Greenback Finding Solid Bids on Stronger US Data As Correlations Break

http://www.dailyfx.com/forex/fundamental/daily_briefing/daily_pieces/opening_comment/2011/01/06/Greenback_Finding_Solid_Bids.html



Market participants are growing increasingly confident with the prospects for a legitimate recovery in the US economy, as economic data continues to show signs of impressive improvement. Wednesday’s blow-out ADP jobs report, and better than expected ISM non-manufacturing (4-year high) have helped to inspire the latest round of broad based USD buying, with correlations of better US data and a weaker US Dollar breaking down.
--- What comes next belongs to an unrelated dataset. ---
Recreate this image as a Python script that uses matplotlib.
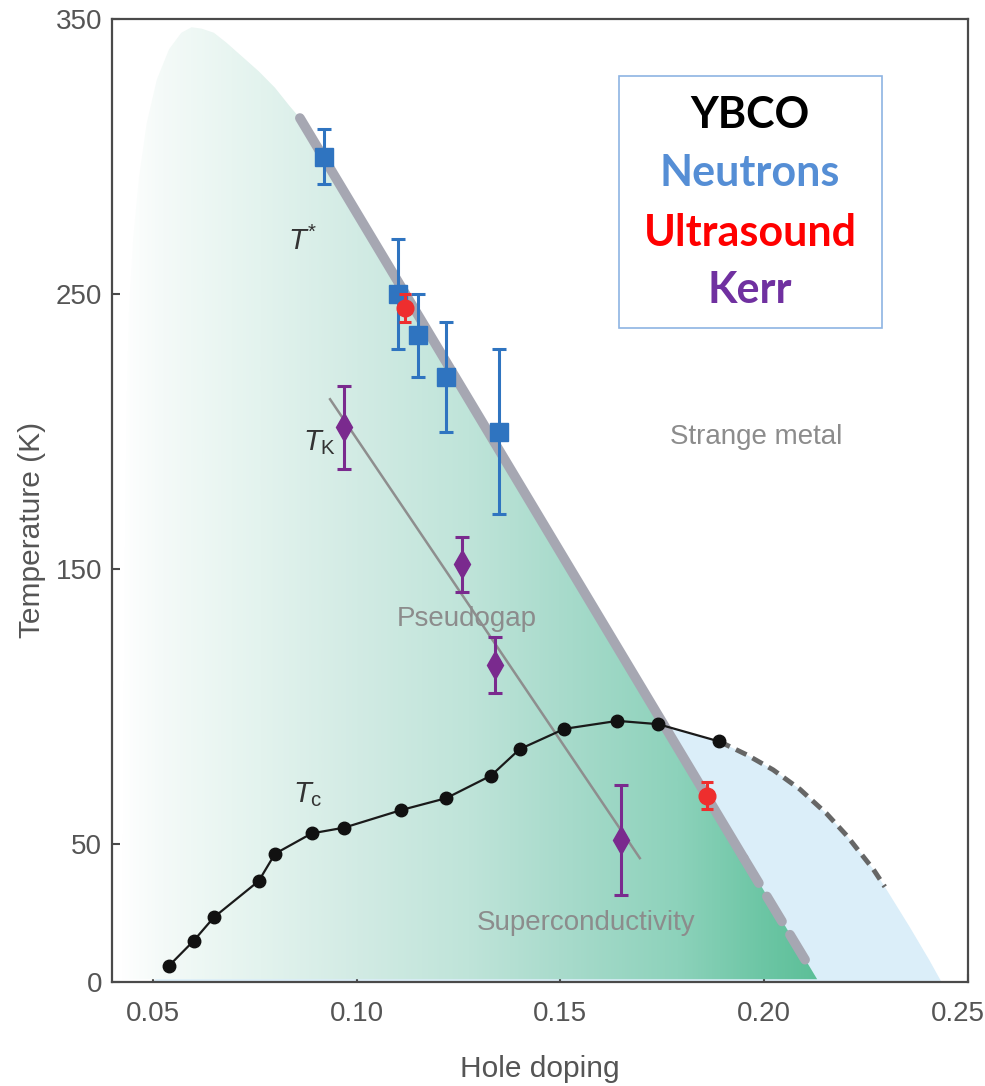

It now seems as though the market is growing less confident in overseas markets and is finding comfort in a flow of funds not only into US equity markets but also into the Greenback.
Unfortunately for us, this has not helped our latest trade, with a long EUR/CAD position trading out of the money. The Canadian Dollar was actually even stronger than the US Dollar on Wednesday, with the arguably sounder economy benefiting from its proximity to the US and finding relative strength on its own merits. We still however believe that the Canadian Dollar should be exposed to future weakness at current levels on the basis of what appears to be a currency trading by longer-term cyclical highs that is also very much exposed to a potential pullback in global commodity prices as China slows in reaction to the latest tightening moves from the PBOC.
As we look at broader price action in the major currencies, EUR/USD is still locked in a multi-day consolidation, while GBP/USD also chops around. USD/JPY and USD/CHF on the other hand, have been on the move, with some major relative weakness seen across the board in both the Yen and Swiss Franc in recent trade. These currencies which had been star performers in 2010, have certainly stumbled in early 2011, and we contend that this early price action could very well set the tone for the coming months.
Looking ahead, Swiss foreign currency reserves are due at 8:00GMT, followed by Swiss CPI (-0.1% expected) at 8:15GMT. UK services PMI (52.8 expected) and official reserves are then out at 9:30GMT. A slew of Eurozone data then comes out at 10:00GMT in the form of consumer confidence (-10.2 expected), economic confidence (105.8 expected), industrial confidence (2.0 expected), retail sales (0.2% expected), business climate (1.00 expected) and services confidence (10.1 expected). Germany factory orders (1.0% expected) round things out at 11:00GMT. In North American trade, US initial jobless claims (408k expected) and continuing claims (4080k expected) are out at 13:30GMT, followed by Canada Ivey PMI (54.0 expected) at 15:00GMT. US equity futures and commodities prices trade flat thus far on the day.